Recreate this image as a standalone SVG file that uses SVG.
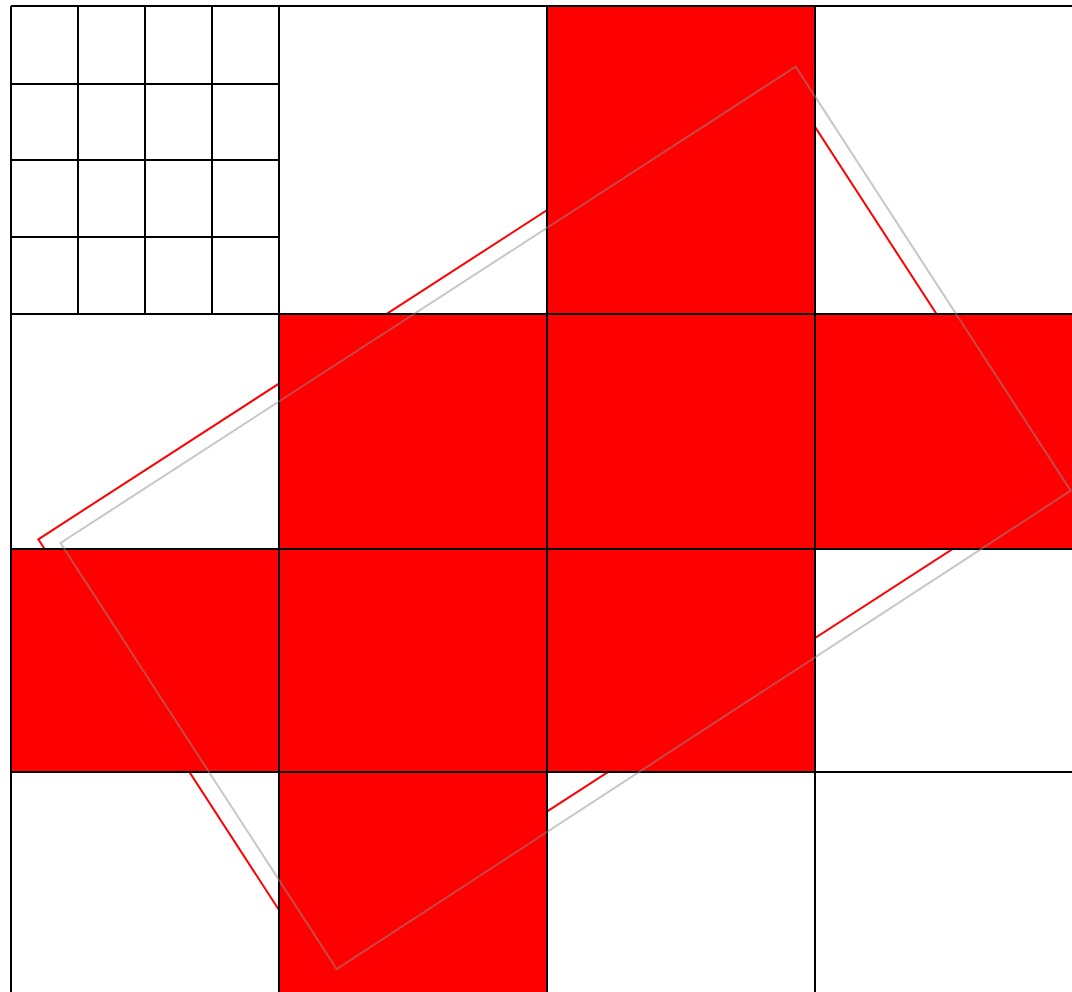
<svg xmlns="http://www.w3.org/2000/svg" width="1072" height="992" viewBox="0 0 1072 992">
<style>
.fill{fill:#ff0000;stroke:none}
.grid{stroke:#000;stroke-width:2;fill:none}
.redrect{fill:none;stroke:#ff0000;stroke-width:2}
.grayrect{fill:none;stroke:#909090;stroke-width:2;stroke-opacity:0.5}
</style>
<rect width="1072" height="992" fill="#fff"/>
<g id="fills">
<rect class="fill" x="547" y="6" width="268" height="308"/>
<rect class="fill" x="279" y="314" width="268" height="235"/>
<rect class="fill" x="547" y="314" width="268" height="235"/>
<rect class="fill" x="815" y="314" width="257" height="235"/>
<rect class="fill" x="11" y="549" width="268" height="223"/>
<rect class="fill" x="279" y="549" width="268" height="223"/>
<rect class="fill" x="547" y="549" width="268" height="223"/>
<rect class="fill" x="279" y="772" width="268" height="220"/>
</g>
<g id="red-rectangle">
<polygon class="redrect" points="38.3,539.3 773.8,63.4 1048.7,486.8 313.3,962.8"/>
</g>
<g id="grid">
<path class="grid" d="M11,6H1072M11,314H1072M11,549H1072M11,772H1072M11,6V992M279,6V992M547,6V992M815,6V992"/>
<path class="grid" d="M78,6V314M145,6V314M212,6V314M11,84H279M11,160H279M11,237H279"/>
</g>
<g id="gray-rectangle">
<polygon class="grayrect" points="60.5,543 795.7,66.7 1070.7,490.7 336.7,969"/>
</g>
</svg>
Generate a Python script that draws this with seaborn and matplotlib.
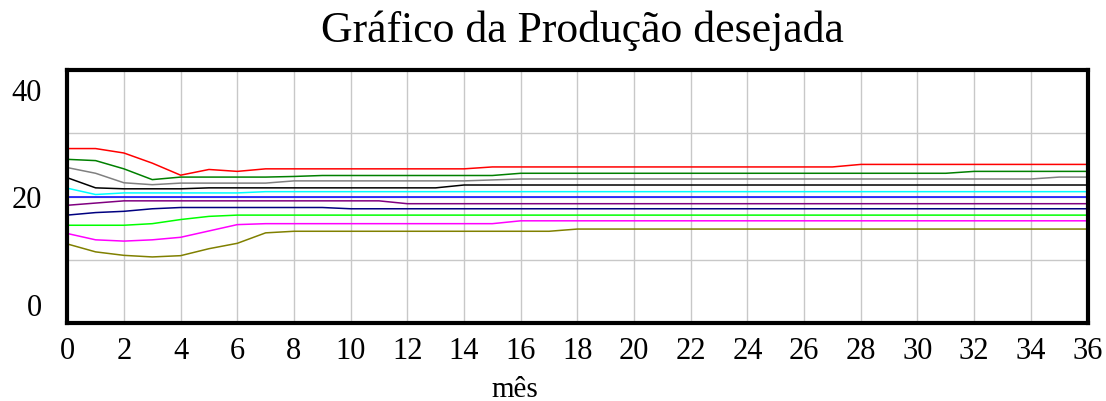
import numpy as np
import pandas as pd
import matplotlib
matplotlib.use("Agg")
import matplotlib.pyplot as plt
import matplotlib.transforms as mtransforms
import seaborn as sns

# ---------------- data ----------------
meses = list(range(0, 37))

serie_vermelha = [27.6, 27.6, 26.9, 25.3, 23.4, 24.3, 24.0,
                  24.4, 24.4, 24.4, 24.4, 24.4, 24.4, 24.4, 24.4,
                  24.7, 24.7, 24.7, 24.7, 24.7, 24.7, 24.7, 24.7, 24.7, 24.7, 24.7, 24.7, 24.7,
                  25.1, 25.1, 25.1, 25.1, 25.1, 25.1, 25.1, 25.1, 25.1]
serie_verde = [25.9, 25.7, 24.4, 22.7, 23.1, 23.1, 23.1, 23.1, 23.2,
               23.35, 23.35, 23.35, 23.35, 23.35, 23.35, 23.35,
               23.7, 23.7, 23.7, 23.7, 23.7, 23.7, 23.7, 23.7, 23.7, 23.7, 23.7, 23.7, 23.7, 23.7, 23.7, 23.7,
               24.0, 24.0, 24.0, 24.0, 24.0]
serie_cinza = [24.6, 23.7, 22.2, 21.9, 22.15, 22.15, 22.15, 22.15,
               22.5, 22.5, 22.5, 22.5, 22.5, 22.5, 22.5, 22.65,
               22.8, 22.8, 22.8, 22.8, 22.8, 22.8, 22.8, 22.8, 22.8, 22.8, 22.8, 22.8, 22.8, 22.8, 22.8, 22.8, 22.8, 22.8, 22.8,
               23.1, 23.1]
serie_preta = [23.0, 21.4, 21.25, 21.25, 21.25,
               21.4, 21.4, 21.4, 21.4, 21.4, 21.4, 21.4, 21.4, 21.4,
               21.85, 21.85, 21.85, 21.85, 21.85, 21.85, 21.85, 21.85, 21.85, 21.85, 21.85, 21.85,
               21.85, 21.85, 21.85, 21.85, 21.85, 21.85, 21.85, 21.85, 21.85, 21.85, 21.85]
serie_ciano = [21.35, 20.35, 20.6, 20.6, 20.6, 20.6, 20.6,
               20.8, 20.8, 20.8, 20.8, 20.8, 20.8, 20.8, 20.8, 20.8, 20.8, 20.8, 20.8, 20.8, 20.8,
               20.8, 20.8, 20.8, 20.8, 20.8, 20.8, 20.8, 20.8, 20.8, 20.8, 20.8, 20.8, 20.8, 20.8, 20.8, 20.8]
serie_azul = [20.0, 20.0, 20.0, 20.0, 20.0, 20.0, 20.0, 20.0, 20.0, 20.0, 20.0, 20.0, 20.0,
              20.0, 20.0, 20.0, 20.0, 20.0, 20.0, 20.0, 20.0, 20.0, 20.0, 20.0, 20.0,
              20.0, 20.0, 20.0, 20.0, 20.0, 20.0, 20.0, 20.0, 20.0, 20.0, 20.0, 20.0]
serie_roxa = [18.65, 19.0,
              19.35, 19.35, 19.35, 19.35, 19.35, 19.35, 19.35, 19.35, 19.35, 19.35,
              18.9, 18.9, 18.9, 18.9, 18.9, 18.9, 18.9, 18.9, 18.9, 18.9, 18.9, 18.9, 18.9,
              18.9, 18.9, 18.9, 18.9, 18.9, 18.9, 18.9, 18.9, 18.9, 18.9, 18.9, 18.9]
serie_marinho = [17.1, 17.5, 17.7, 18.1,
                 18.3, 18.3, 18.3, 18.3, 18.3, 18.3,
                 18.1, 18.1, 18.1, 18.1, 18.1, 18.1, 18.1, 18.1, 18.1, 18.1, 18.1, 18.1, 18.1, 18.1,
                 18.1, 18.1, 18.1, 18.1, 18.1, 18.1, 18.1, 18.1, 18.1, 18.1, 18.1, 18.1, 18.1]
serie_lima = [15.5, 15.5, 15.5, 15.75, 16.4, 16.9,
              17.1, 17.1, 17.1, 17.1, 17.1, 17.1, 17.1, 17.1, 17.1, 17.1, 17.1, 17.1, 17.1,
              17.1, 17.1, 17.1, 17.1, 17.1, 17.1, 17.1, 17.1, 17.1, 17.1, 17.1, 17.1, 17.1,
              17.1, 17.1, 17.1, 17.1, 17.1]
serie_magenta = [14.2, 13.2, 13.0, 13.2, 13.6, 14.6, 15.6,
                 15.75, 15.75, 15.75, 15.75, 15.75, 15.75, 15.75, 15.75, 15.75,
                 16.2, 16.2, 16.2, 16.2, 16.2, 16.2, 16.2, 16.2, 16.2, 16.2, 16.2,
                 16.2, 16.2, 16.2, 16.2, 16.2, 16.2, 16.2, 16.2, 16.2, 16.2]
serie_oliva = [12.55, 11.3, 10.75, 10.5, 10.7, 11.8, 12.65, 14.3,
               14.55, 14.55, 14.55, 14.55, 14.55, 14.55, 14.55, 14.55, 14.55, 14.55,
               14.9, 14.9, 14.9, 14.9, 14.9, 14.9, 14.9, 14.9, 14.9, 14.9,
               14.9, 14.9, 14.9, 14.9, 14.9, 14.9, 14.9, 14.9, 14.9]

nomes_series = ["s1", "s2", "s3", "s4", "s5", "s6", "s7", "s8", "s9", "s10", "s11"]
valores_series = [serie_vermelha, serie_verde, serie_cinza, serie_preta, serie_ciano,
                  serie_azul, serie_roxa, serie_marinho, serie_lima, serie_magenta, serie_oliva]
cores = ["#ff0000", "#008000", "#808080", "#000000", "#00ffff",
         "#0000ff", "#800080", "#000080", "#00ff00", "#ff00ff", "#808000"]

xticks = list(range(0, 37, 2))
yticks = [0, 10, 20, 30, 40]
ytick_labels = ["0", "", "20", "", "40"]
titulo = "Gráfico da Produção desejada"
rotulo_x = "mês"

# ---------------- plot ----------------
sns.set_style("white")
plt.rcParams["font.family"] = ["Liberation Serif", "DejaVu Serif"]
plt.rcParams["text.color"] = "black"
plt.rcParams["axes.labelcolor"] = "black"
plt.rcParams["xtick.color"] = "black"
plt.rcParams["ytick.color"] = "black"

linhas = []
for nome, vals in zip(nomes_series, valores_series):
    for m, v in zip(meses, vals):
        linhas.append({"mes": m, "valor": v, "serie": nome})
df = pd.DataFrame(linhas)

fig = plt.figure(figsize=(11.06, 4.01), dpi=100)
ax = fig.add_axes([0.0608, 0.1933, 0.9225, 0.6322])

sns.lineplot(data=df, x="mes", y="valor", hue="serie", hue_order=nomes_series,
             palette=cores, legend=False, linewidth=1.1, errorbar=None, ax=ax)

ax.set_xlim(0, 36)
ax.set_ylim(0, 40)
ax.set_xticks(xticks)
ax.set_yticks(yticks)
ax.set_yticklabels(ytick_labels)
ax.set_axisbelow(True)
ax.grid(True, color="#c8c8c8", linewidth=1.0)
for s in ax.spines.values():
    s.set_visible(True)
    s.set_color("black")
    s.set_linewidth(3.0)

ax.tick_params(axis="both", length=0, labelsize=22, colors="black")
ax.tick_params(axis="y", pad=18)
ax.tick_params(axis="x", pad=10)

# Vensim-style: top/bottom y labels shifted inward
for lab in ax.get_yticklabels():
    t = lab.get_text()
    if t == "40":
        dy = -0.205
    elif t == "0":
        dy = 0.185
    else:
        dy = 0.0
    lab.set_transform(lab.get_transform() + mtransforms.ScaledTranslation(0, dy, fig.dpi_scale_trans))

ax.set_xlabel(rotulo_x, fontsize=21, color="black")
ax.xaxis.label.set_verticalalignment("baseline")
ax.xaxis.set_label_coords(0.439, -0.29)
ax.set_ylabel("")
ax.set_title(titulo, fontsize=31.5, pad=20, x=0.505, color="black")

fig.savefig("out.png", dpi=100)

_ _ _

Given problem ▸ The first line to give again is the one with "Generate a Python", and the last is the one with "meses = list(range(0, 37))". Repeat them and everything between exactly, minus the pictures.

Response for this exercise ▸
Generate a Python script that draws this with seaborn and matplotlib.
import numpy as np
import pandas as pd
import matplotlib
matplotlib.use("Agg")
import matplotlib.pyplot as plt
import matplotlib.transforms as mtransforms
import seaborn as sns

# ---------------- data ----------------
meses = list(range(0, 37))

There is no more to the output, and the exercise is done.